Trump fires FBI director Comey

This article is more than 12 months old

US President Donald Trump on Tuesday made the shock decision to fire his FBI director James Comey, the man who leads the agency charged with investigating his campaign’s ties with Russia.

The surprise dismissal of Comey, who played a controversial role in the 2016 presidential election, is sure to send shockwaves through Washington.

“The president has accepted the recommendation of the attorney general and the deputy attorney general regarding the dismissal of the director of the Federal Bureau of Investigation,” White House spokesman Sean Spicer told reporters.

A search for a new FBI director was to begin “immediately,” the White House said in a statement.

In a letter, Trump told Comey: “You are hereby terminated and removed from office, effective immediately.”

“While I greatly appreciate you informing me, on three separate occasions, that I am not under investigation, I nevertheless concur with the judgment of the Department of Justice that you are not able to effectively lead the Bureau.”

“It is essential that we find new leadership for the FBI that restores public trust and confidence in its vital law enforcement mission,” Trump said.


FBI directors are appointed for a single 10-year term. The 56-year-old Comey, who is popular among rank-and-file agents, was appointed four years ago.

Democrat Hillary Clinton accused Comey of trashing her chances of becoming president by revealing an renewed investigation into her e-mail use.

His dismissal will raise questions about Trump’s motives.

It will also prompt parallels with Richard Nixon’s decision to unceremoniously fire his attorney general, an event that plunged his presidency deeper into crisis.

The US Senate’s top Democrat said he told President Donald Trump it was a “big mistake” to fire FBI chief James Comey amid a probe into Russia’s alleged interference in last year’s election

“Earlier this afternoon, President Trump called me and informed me he was firing Director Comey. I told the president, ‘Mr President, with all due respect, you are making a big mistake,’” Senate Minority Leader Chuck Schumer told reporters.

Schumer joined several of his Democratic colleagues in calling for an independent prosecutor or commission to investigate claims of Russian interference, as well as possible collusion between Trump’s campaign team and Russian officials.
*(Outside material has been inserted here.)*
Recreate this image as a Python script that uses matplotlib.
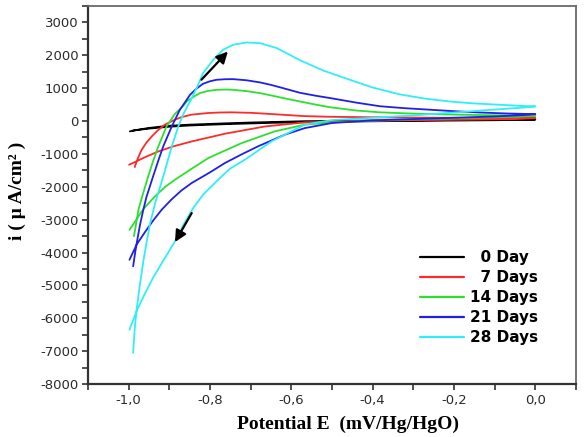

Key dates in the Trump-Comey relationship

Donald Trump and FBI director James Comey, who was fired by the president on Tuesday, have been on a collision course since last year when US intelligence discovered a Russian plot to interfere in the presidential election.

Here are key dates in the saga:

July 2016: The FBI quietly opens an investigation into Russian interference in the US election, which would only be officially revealed eight months later

October 7, 2016: US intelligence officials announce that top Russian officials are behind hacking and disinformation operations designed to disrupt the election

November 8, 2016: Trump wins the election in a shock upset over Democrat Hillary Clinton, under the shadow of Russian interference and Comey’s controversial handling of an investigation into Clinton’s private email server

December 10, 2016: Democrats accuse Comey of withholding information about Russian election interference during the campaign to boost Trump

January 6, 2017: Comey and three other top intelligence officials brief Trump on their conclusion that Russian President Vladimir Putin was behind the bid to interfere with the election, in support of Trump

Mid-January 2017: Trump asks Comey to stay in his post in the new administration

February 14, 2017: The FBI rejects a White House request to refute a New York Times story alleging numerous contacts between Trump campaign officials and Russian intelligence

February 24, 2017: Trump blasts the FBI over news reports on the Russia case, tweeting: “The FBI is totally unable to stop the national security ‘leakers’ that have permeated our government for a long time”

March 8, 2017: Comey says he plans to stay in his job for a full 10-year term, until 2023, quipping: “You are stuck with me for another six-and-a-half years

March 20, 2017: Comey confirms for the first time that the FBI is investigating Russian interference in the election – including any links between individuals associated with the Trump campaign and the Russian government, and any possible coordination between the campaign and Russia’s efforts.

He also flatly denies Trump’s claim that former president Barack Obama ordered investigators to tap the phones at Trump’s New York home.